Task prompt
Restate exactly the lines that run from the start of the records below to the line containing "plt.rcParams['hatch.linewidth'] = 1.3", counting both ends, and nothing else; pictures stay out.

Exercise input
++++++++

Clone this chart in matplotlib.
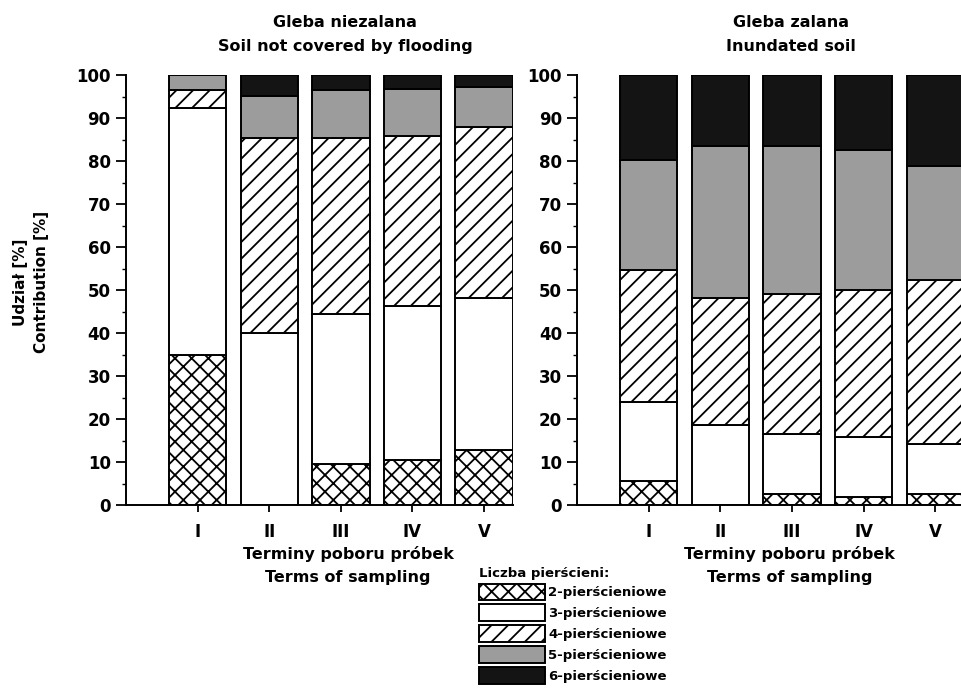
import matplotlib
matplotlib.use('Agg')
import matplotlib.pyplot as plt
import numpy as np
from matplotlib.patches import Patch

plt.rcParams['font.family'] = ['Liberation Sans Narrow', 'DejaVu Sans']
plt.rcParams['font.weight'] = 'bold'
plt.rcParams['hatch.linewidth'] = 1.3

TERMS = ['I', 'II', 'III', 'IV', 'V']
RING_LABELS = ['2-pierścieniowe', '3-pierścieniowe', '4-pierścieniowe',
               '5-pierścieniowe', '6-pierścieniowe']

# Gleba niezalana / soil not covered by flooding
dry_ring2 = [35.0, 0.0, 9.5, 10.5, 12.8]
dry_ring3 = [57.3, 40.0, 35.0, 35.8, 35.3]
dry_ring4 = [4.4, 45.3, 41.0, 39.5, 39.9]
dry_ring5 = [3.3, 10.0, 11.0, 11.1, 9.3]
dry_ring6 = [0.0, 4.7, 3.5, 3.1, 2.7]

# Gleba zalana / inundated soil
wet_ring2 = [5.6, 0.0, 2.6, 1.9, 2.6]
wet_ring3 = [18.4, 18.6, 13.9, 14.0, 11.6]
wet_ring4 = [30.7, 29.7, 32.6, 34.1, 38.1]
wet_ring5 = [25.5, 35.2, 34.4, 32.6, 26.5]
wet_ring6 = [19.8, 16.5, 16.5, 17.4, 21.2]

STYLES = [
    dict(facecolor='white', hatch='xx'),
    dict(facecolor='white', hatch=''),
    dict(facecolor='white', hatch='//'),
    dict(facecolor='#9c9c9c', hatch=''),
    dict(facecolor='#141414', hatch=''),
]


def stacked(ax, series):
    x = np.arange(1, len(TERMS) + 1)
    bottom = np.zeros(len(TERMS))
    for vals, st in zip(series, STYLES):
        vals = np.asarray(vals, dtype=float)
        ax.bar(x, vals, width=0.8, bottom=bottom, edgecolor='black',
               linewidth=1.4, **st)
        bottom += vals
    ax.set_xlim(0, 5.4)
    ax.set_ylim(0, 100)
    ax.set_xticks(x)
    ax.set_xticklabels(TERMS, fontsize=12)
    ax.set_yticks(np.arange(0, 101, 10))
    ax.set_yticks(np.arange(5, 100, 10), minor=True)
    ax.tick_params(axis='y', which='major', length=7, width=1.3, labelsize=12, pad=4)
    ax.tick_params(axis='y', which='minor', length=3, width=1.0)
    ax.tick_params(axis='x', length=5, width=1.3, pad=8)
    for s in ('top', 'right'):
        ax.spines[s].set_visible(False)
    for s in ('left', 'bottom'):
        ax.spines[s].set_linewidth(1.4)


fig = plt.figure(figsize=(9.62, 6.91), dpi=100)
ax1 = fig.add_axes([0.131, 0.269, 0.402, 0.622])
ax2 = fig.add_axes([0.600, 0.269, 0.402, 0.622])

stacked(ax1, [dry_ring2, dry_ring3, dry_ring4, dry_ring5, dry_ring6])
stacked(ax2, [wet_ring2, wet_ring3, wet_ring4, wet_ring5, wet_ring6])

fig.text(0.359, 0.950, 'Gleba niezalana\nSoil not covered by flooding',
         ha='center', va='center', fontsize=11.5, linespacing=1.75)
fig.text(0.822, 0.950, 'Gleba zalana\nInundated soil',
         ha='center', va='center', fontsize=11.5, linespacing=1.75)
fig.text(0.362, 0.182, 'Terminy poboru próbek\nTerms of sampling',
         ha='center', va='center', fontsize=11.5, linespacing=1.65)
fig.text(0.821, 0.182, 'Terminy poboru próbek\nTerms of sampling',
         ha='center', va='center', fontsize=11.5, linespacing=1.65)
fig.text(0.032, 0.592, 'Udział [%]\nContribution [%]', rotation=90,
         ha='center', va='center', fontsize=11, linespacing=1.5)

handles = [Patch(edgecolor='black', linewidth=1.4, label=lab, **st)
           for lab, st in zip(RING_LABELS, STYLES)]
leg = fig.legend(handles=handles, loc='upper left', bbox_to_anchor=(0.497, 0.182),
                 title='Liczba pierścieni:', fontsize=9.5, title_fontsize=9.5,
                 handlelength=5.0, handleheight=1.6, handletextpad=0.2,
                 labelspacing=0.3, borderpad=0.1, borderaxespad=0,
                 frameon=True, fancybox=False, alignment='left')
leg.get_frame().set_edgecolor('none')
leg.get_frame().set_facecolor('white')
leg.set_zorder(10)

fig.savefig('out.png', dpi=100)
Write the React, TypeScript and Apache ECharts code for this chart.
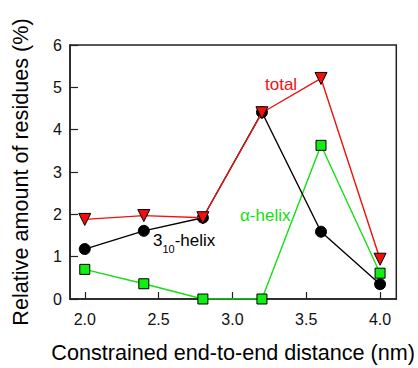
import React, { useEffect, useRef } from "react";
import * as echarts from "echarts";

const distances = [2.0, 2.4, 2.8, 3.2, 3.6, 4.0];
const totalValues = [1.88, 1.97, 1.92, 4.4, 5.21, 0.94];
const helix310Values = [1.18, 1.61, 1.92, 4.41, 1.59, 0.35];
const alphaHelixValues = [0.7, 0.36, 0, 0, 3.63, 0.61];
const xTicks = [2.0, 2.5, 3.0, 3.5, 4.0];

const FONT = "Liberation Sans, Arial, sans-serif";

export default function App() {
  const ref = useRef<HTMLDivElement>(null);
  useEffect(() => {
    document.body.style.margin = "0";
    if (!ref.current) return;
    const chart = echarts.init(ref.current, undefined, { renderer: "svg" });
    const pts = (vals: number[]) => distances.map((d, i) => [d, vals[i]]);
    chart.setOption({
      animation: false,
      backgroundColor: "#fff",
      textStyle: { fontFamily: FONT },
      grid: {
        left: 70,
        top: 45,
        right: 16,
        bottom: 69,
        show: true,
        borderColor: "#222",
        borderWidth: 1.5,
        backgroundColor: "transparent",
      },
      xAxis: {
        type: "value",
        min: 1.9,
        max: 4.11,
        name: "Constrained end-to-end distance (nm)",
        nameLocation: "middle",
        nameGap: 42,
        nameTextStyle: { fontSize: 21.6, color: "#000", fontFamily: FONT },
        axisLine: { show: true, onZero: false, lineStyle: { color: "#222", width: 1.5 } },
        axisTick: { show: true, inside: true, length: 7, customValues: xTicks, lineStyle: { color: "#222", width: 1.2 } },
        axisLabel: {
          customValues: xTicks,
          formatter: (v: number) => v.toFixed(1),
          fontSize: 16,
          color: "#111",
          margin: 12,
          fontFamily: FONT,
        },
        splitLine: { show: false },
      },
      yAxis: {
        type: "value",
        min: 0,
        max: 6,
        interval: 1,
        name: "Relative amount of residues (%)",
        nameLocation: "middle",
        nameGap: 39,
        nameRotate: 90,
        nameTextStyle: { fontSize: 21.6, color: "#000", fontFamily: FONT },
        axisLine: { show: true, lineStyle: { color: "#222", width: 1.5 } },
        axisTick: { show: true, inside: true, length: 8, lineStyle: { color: "#222", width: 1.2 } },
        axisLabel: { fontSize: 16, color: "#111", margin: 8, fontFamily: FONT },
        splitLine: { show: false },
      },
      series: [
        {
          name: "α-helix",
          type: "line",
          data: pts(alphaHelixValues),
          symbol: "rect",
          symbolSize: 10,
          z: 2,
          lineStyle: { color: "#11e011", width: 1.4 },
          itemStyle: { color: "#11ee11", borderColor: "#000", borderWidth: 1 },
        },
        {
          name: "3-10-helix",
          type: "line",
          data: pts(helix310Values),
          symbol: "circle",
          symbolSize: 11,
          z: 3,
          lineStyle: { color: "#000", width: 1.4 },
          itemStyle: { color: "#000", borderColor: "#000", borderWidth: 1 },
        },
        {
          name: "total",
          type: "line",
          data: pts(totalValues),
          symbol: "triangle",
          symbolRotate: 180,
          symbolSize: 12,
          z: 4,
          lineStyle: { color: "#f01010", width: 1.4 },
          itemStyle: { color: "#f01010", borderColor: "#000", borderWidth: 1 },
        },
      ],
      graphic: [
        {
          type: "text",
          left: 265,
          top: 76,
          style: { text: "total", fill: "#f01010", fontSize: 17, fontFamily: FONT },
        },
        {
          type: "text",
          left: 240,
          top: 207,
          style: { text: "α-helix", fill: "#11e011", fontSize: 17, fontFamily: FONT },
        },
        {
          type: "text",
          left: 153,
          top: 232,
          style: {
            text: "{a|3}{b|10}{a|-helix}",
            fill: "#000",
            fontFamily: FONT,
            rich: {
              a: { fontSize: 17, fill: "#000", fontFamily: FONT, lineHeight: 22, verticalAlign: "top" },
              b: { fontSize: 11, fill: "#000", fontFamily: FONT, lineHeight: 22, verticalAlign: "bottom", padding: [10, 0, 0, 0] },
            },
          },
        },
      ],
    });
    return () => chart.dispose();
  }, []);
  return <div ref={ref} style={{ width: 418, height: 368 }} />;
}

++++++++

Written reply
Clone this chart in matplotlib.
import matplotlib
matplotlib.use('Agg')
import matplotlib.pyplot as plt
import numpy as np
from matplotlib.patches import Patch

plt.rcParams['font.family'] = ['Liberation Sans Narrow', 'DejaVu Sans']
plt.rcParams['font.weight'] = 'bold'
plt.rcParams['hatch.linewidth'] = 1.3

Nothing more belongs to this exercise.